Dor na coluna foi um dos
"milagres", pelo menos aceito enquanto tal pelo dirigente do culto, que
mais aconteceu. Pigarros, com as mais variadas e indeterminadas
procedências, vieram logo em seguida. Dores, de múltiplas tonalidades,
nos braços, pernas e cabeça, também não deixaram de ser "milagrosamente"
curadas. Também, não posso furtar-me, alguns cânceres foram eliminados
milagrosamente e, não posso duvidar, raios X, idôneos, segundo os
portadores, estavam à disposição daqueles que duvidassem. Enfim, são
tantas as peripécias que gostaria de fazer aqui um aparte.
A cura de dores na coluna
e pigarros variados estariam dentro desse contexto de obra maravilhosa,
de grande perfeição, que poderia ser atribuída a Deus?
A resposta, segundo os
congregados, é sim.
Diante disso, sou
conduzido a refletir - e diante dessa reflexão - surge a pergunta que
não quer calar: O que levaria Deus a curar dores na coluna
(provavelmente por posturas incorretas) e pigarros dos mais variados e
não ter um olhar solidário, pelo menos aparentemente, para aqueles que
padecem em UTIs, muitos com dores horríveis etc., etc., etc.? Inclusive,
fico estupefato de ver tantos e tantos milagres em igrejas e pouco,
pouquíssimos, a bem da verdade nenhum, milagre em UTIs.
Para essa pergunta, que
tenho evitado há anos, a resposta é, foi e será, sempre, a mesma:
ninguém pode explicar os desígnios de Deus - ou alguma variação próxima.
E pronto. Fecha-se a questão com a mesma certeza do que pode ocorrer a
uma plantação de morangos caso um trator passe por cima.
Mas, a coisa é mais grave
(será possível?). Àqueles que recebem tais "milagres" começam, via de
regra, a mando de quem coordena os trabalhos, a exercitarem-se frente às
câmeras. Promovem verdadeiras maratonas pelo altar, seguidas de saltos
ornamentais e tudo o mais. É o tipo de milagre que deveria ser
classificado como milagre ecumênico seguido de demonstrações
acrobáticas.

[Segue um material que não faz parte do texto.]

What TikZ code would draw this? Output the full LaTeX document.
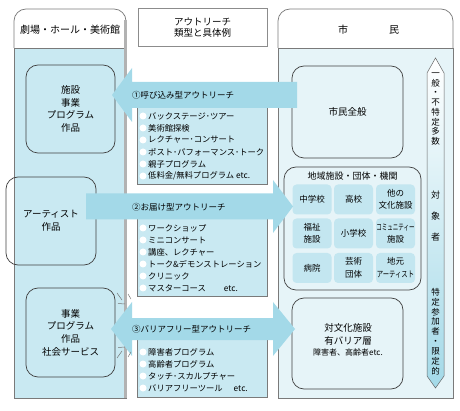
\documentclass[tikz,border=0pt]{standalone}
\usepackage{fontspec}
\setmainfont{Noto Sans CJK JP}
\usetikzlibrary{positioning,calc}
\definecolor{colbody}{HTML}{C9E9F2}
\definecolor{citybody}{HTML}{E6F4F8}
\definecolor{arrowblue}{HTML}{A3D9E8}
\definecolor{cellblue}{HTML}{C3E6F0}
\definecolor{edgegray}{HTML}{7A7A7A}
\newcommand{\boxfont}{\fontsize{9.5}{12.7}\selectfont}

\begin{document}
\begin{tikzpicture}[x=1pt,y=-1pt,
  column/.style={draw=edgegray,line width=0.7pt},
  roundbox/.style={draw=black!75,line width=0.7pt,rounded corners=12pt,align=center,font=\boxfont},
  listbox/.style={draw=edgegray,fill=colbody,line width=0.6pt},
  cell/.style={fill=cellblue,rounded corners=4pt,minimum width=39pt,minimum height=30pt,align=center,inner sep=0pt,font=\fontsize{8.5}{12.5}\selectfont},
  item/.style={anchor=west,inner sep=0pt,font=\fontsize{8.3}{10}\selectfont},
  label/.style={anchor=west,inner sep=0pt,font=\fontsize{8.5}{10}\selectfont},
  vtext/.style={align=center,inner sep=0pt}]
  \useasboundingbox (0,0) rectangle (460,411);
  % columns
  \fill[colbody] (14,48) rectangle (126,398);
  \draw[column,fill=white,rounded corners=12pt] (14,48) -- (14,9) -- (126,9) -- (126,48);
  \draw[column] (14,48) rectangle (126,398);
  \draw[black!30,line width=2.2pt] (125.5,20) -- (125.5,398);
  \node[font=\fontsize{10}{12}\selectfont] (theatre) at (70,30) {劇場・ホール・美術館};
  \draw[black!45,line width=1pt,fill=white] (138,9) rectangle (267,47);
  \node[vtext,font=\fontsize{9.5}{11}\selectfont] (outreach) at (202.5,28) {アウトリーチ\\類型と具体例};
  \fill[citybody] (278,48) rectangle (453,398);
  \draw[column,fill=white,rounded corners=12pt] (278,48) -- (278,9) -- (453,9) -- (453,48);
  \draw[column] (278,48) rectangle (453,398);
  \node[font=\fontsize{10}{12}\selectfont] (city) at (368.5,30) {市\hspace{41pt}民};

  % boxes of the theatre side
  \node[roundbox,minimum width=89pt,minimum height=88pt] (facility) at (70.5,109) {施設\\事業\\プログラム\\作品};
  \node[roundbox,minimum width=90pt,minimum height=88pt] (artist) at (51,221) {アーティスト\\作品};
  \node[roundbox,minimum width=89pt,minimum height=89pt] (service) at (70.5,332.5) {事業\\プログラム\\作品\\社会サービス};

  % boxes of the citizen side
  \node[roundbox,minimum width=111pt,minimum height=92pt] (citizens) at (347.5,112) {市民全般};
  \node[roundbox,minimum width=137pt,minimum height=123pt] (local) at (352.5,228.5) {};
  \node[font=\fontsize{9}{11}\selectfont,inner sep=0pt] (localtitle) at (352.5,176.5) {地域施設・団体・機関};
  \foreach \x/\y/\t [count=\n] in {312/199.5/中学校, 353.5/199.5/高校, 395.5/199.5/{他の\\文化施設},
      312/233.5/{福祉\\施設}, 353.5/233.5/小学校, 395.5/233.5/{\scalebox{0.65}[1]{コミュニティー}\\施設},
      312/268/病院, 353.5/268/{芸術\\団体}, 395.5/268/{地元\\\scalebox{0.75}[1]{アーティスト}}}
    \node[cell] (cell\n) at (\x,\y) {\t};
  \node[roundbox,minimum width=111pt,minimum height=91pt] (barrier) at (347.5,343.5) {};
  \node[vtext,font=\boxfont] (barriertext) at (348,340) {対文化施設\\有バリア層\\[-1pt]{\fontsize{8}{10}\selectfont 障害者、高齢者etc.}};

  % lists
  \draw[listbox] (137,100) rectangle (267,184);
  \draw[listbox] (137,215) rectangle (267,296);
  \draw[listbox] (137,336) rectangle (267,397);
  \foreach \t [count=\i from 0] in {バックステージ･ツアー, 美術館探検, レクチャー･コンサート, ポスト･パフォーマンス･トーク, 親子プログラム, 低料金/無料プログラム etc.} {
    \fill[white] (143,{116+12*\i}) circle (3.5);
    \node[item] (inlist\i) at (148,{116+12*\i}) {\t};
  }
  \foreach \t [count=\i from 0] in {ワークショップ, ミニコンサート, 講座、レクチャー, トーク\&デモンストレーション, クリニック, マスターコース\hspace{18pt}etc.} {
    \fill[white] (143,{228+12*\i}) circle (3.5);
    \node[item] (outlist\i) at (148,{228+12*\i}) {\t};
  }
  \foreach \t [count=\i from 0] in {障害者プログラム, 高齢者プログラム, タッチ･スカルプチャー, バリアフリーツール\hspace{11pt}etc.} {
    \fill[white] (143,{352+12*\i}) circle (3.5);
    \node[item] (freelist\i) at (148,{352+12*\i}) {\t};
  }

  % arrows
  \fill[arrowblue] (297,82) -- (132,82) -- (132,68) -- (112,95) -- (132,122) -- (132,108) -- (297,108) -- cycle;
  \node[label] (invite) at (132,95) {①呼び込み型アウトリーチ};
  \fill[arrowblue] (86,193.5) -- (273,193.5) -- (273,180) -- (293,206.5) -- (273,233) -- (273,219.5) -- (86,219.5) -- cycle;
  \node[label] (deliver) at (132,207) {②お届け型アウトリーチ};
  \fill[arrowblue] (111,329) -- (132,302) -- (132,318) -- (273,318) -- (273,302) -- (295,329) -- (273,356) -- (273,340) -- (132,340) -- (132,356) -- cycle;
  \node[label] (barrierfree) at (132,329) {③バリアフリー型アウトリーチ};
  \draw[black!55,line width=0.5pt] (117,293) -- (122,300) (118,303.5) -- (125,304) (128,294) -- (131,299);
  \draw[black!55,line width=0.5pt] (117,358) -- (122,351) (118,347.5) -- (125,347) (128,357) -- (131,352);

  % target bar
  \shade[top color=white,middle color=arrowblue!90!blue!80,bottom color=arrowblue] (435.5,58) -- (444,73) -- (444,376) -- (435.5,388) -- (427,376) -- (427,73) -- cycle;
  \draw[black!60,line width=0.5pt] (435.5,58) -- (444,73) -- (444,376) -- (435.5,388) -- (427,376) -- (427,73) -- cycle;
  \node[vtext,font=\fontsize{8.5}{9.7}\selectfont] (general) at (435.5,109) {一\\般\\・\\不\\特\\定\\多\\数};
  \node[vtext,font=\fontsize{9}{21}\selectfont] (target) at (435.5,216) {対\\象\\者};
  \node[vtext,font=\fontsize{8.5}{9.9}\selectfont] (specific) at (435.5,331.5) {特\\定\\参\\加\\者\\・\\限\\定\\的};
\end{tikzpicture}
\end{document}
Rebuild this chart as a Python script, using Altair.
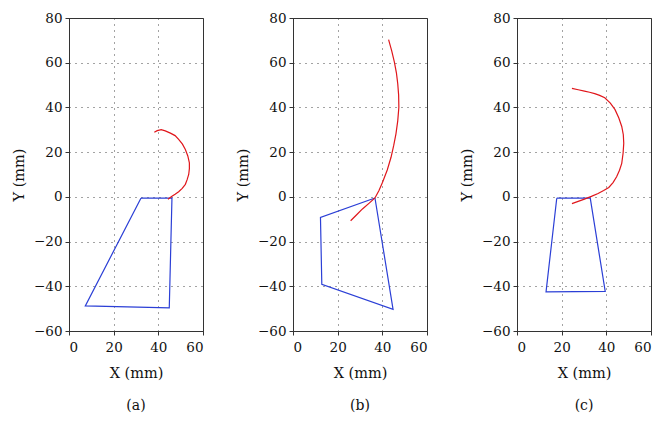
import altair as alt
import pandas as pd

# Panel (a)
a_poly_x = [32.2, 46.1, 44.9, 7.3, 32.2]
a_poly_y = [-0.6, -0.6, -49.7, -48.8, -0.6]
a_curve_x = [38.2, 39.5, 41.3, 43.1, 45.4, 47.5, 49.1, 50.8, 52.1, 53.2, 53.9, 53.9, 53.6, 52.9, 52.1, 50.7, 49.1, 47.5, 46.1, 44.3]
a_curve_y = [28.9, 29.6, 30.1, 29.5, 28.5, 27.4, 25.7, 23.6, 21.2, 18.3, 15.2, 12.6, 10.0, 7.7, 5.6, 3.8, 2.3, 1.2, 0.3, -1.1]

# Panel (b)
b_poly_x = [36.7, 12.3, 12.9, 44.8, 36.7]
b_poly_y = [-0.5, -9.2, -39.1, -50.3, -0.5]
b_curve_x = [25.8, 28.5, 31.1, 34.0, 36.7, 38.5, 40.1, 42.2, 43.9, 45.1, 46.1, 46.9, 47.4, 47.3, 46.9, 46.3, 45.4, 44.2, 42.8]
b_curve_y = [-10.7, -8.0, -5.4, -2.9, -0.5, 2.8, 6.5, 12.0, 17.7, 23.0, 28.2, 34.0, 40.1, 45.5, 50.6, 55.5, 60.3, 65.3, 70.3]

# Panel (c)
c_poly_x = [17.8, 32.8, 39.5, 13.0, 17.8]
c_poly_y = [-0.6, -0.6, -42.3, -42.5, -0.6]
c_curve_x = [24.6, 27.4, 30.2, 33.3, 36.3, 38.8, 41.1, 43.0, 44.6, 45.9, 46.9, 47.5, 47.8, 47.6, 46.9, 45.6, 43.9, 41.8, 39.3, 37.0, 34.8, 32.5, 30.2, 27.4, 24.6]
c_curve_y = [-3.0, -2.0, -1.0, 0.2, 1.5, 2.8, 4.2, 6.4, 9.0, 11.9, 15.0, 19.5, 24.0, 27.8, 31.5, 35.3, 39.0, 41.9, 44.3, 45.4, 46.2, 46.8, 47.3, 47.9, 48.5]

panels = [
    ("(a)", a_poly_x, a_poly_y, a_curve_x, a_curve_y),
    ("(b)", b_poly_x, b_poly_y, b_curve_x, b_curve_y),
    ("(c)", c_poly_x, c_poly_y, c_curve_x, c_curve_y),
]

x_ticks = [0, 20, 40, 60]
y_ticks = [-60, -40, -20, 0, 20, 40, 60, 80]

FONT = "DejaVu Serif"


def make_panel(label, px, py, cx, cy):
    df = pd.DataFrame(
        [{"x": x, "y": y, "s": "poly", "i": i} for i, (x, y) in enumerate(zip(px, py))]
        + [{"x": x, "y": y, "s": "curve", "i": i} for i, (x, y) in enumerate(zip(cx, cy))]
    )
    xenc = alt.X("x:Q", scale=alt.Scale(domain=[0, 60], nice=False),
                 axis=alt.Axis(values=x_ticks, title="X (mm)"))
    yenc = alt.Y("y:Q", scale=alt.Scale(domain=[-60, 80], nice=False),
                 axis=alt.Axis(values=y_ticks, title="Y (mm)"))
    return (
        alt.Chart(df)
        .mark_line(strokeWidth=1.2)
        .encode(
            x=xenc,
            y=yenc,
            detail="s:N",
            order="i:Q",
            color=alt.Color("s:N", scale=alt.Scale(domain=["poly", "curve"], range=["#2b3fd6", "#e0161b"]), legend=None),
        )
        .properties(
            width=134, height=313,
            title=alt.TitleParams(label, orient="bottom", font=FONT, fontSize=14, fontWeight="normal", color="#111", offset=19),
        )
    )


chart = alt.hconcat(*[make_panel(*p) for p in panels], spacing=31).configure_view(
    stroke="#333", strokeWidth=1
).configure_axis(
    labelFont=FONT, titleFont=FONT, labelFontSize=13.5, titleFontSize=14.5,
    titleFontWeight="normal", labelColor="#111", titleColor="#111",
    domainColor="#333", tickColor="#333", tickSize=4,
    gridColor="#333", gridDash=[1, 5], gridOpacity=0.9, gridWidth=1,
    labelPadding=3,
).configure_axisY(titlePadding=7).configure_axisX(titlePadding=13, labelPadding=5).properties(
    padding={"left": 3, "top": 2, "right": 5, "bottom": 5}
)

chart.save("out.html", embed_options={"renderer": "svg", "actions": False})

É, ecumênico sim, não importa a religião professada pelo
crente/participante. Mesmo porque a maioria, senão a totalidade das
igrejas, não dá a menor importância para a procedência religiosa dos que
ali estão. O mais importante é você e, naturalmente, embora não tão
importante, como insistem em dizer, a tua contribuição mensal para
ajudar a obra de Deus. Lógico, dispensável lembrarmos que muitos não
contribuem. Mas... muitos contribuem.
Neste ponto gostaria de
estender-me, mas não quero parecer deselegante. Além de ter consciência
de que não estou suficientemente envolvido com a fé para compreender
essas sacramentais maravilhas televisivas e suas consequentes
arrecadações. Inclusive não consigo, por mais que tente, compreender a
relação entre contribuição e milagre. A fala corrente nesses admiráveis
programas é que "quanto mais você contribuir com a obra de Deus mais
abençoado você será". "Nenhum centavo empregado na obra de Deus (igreja)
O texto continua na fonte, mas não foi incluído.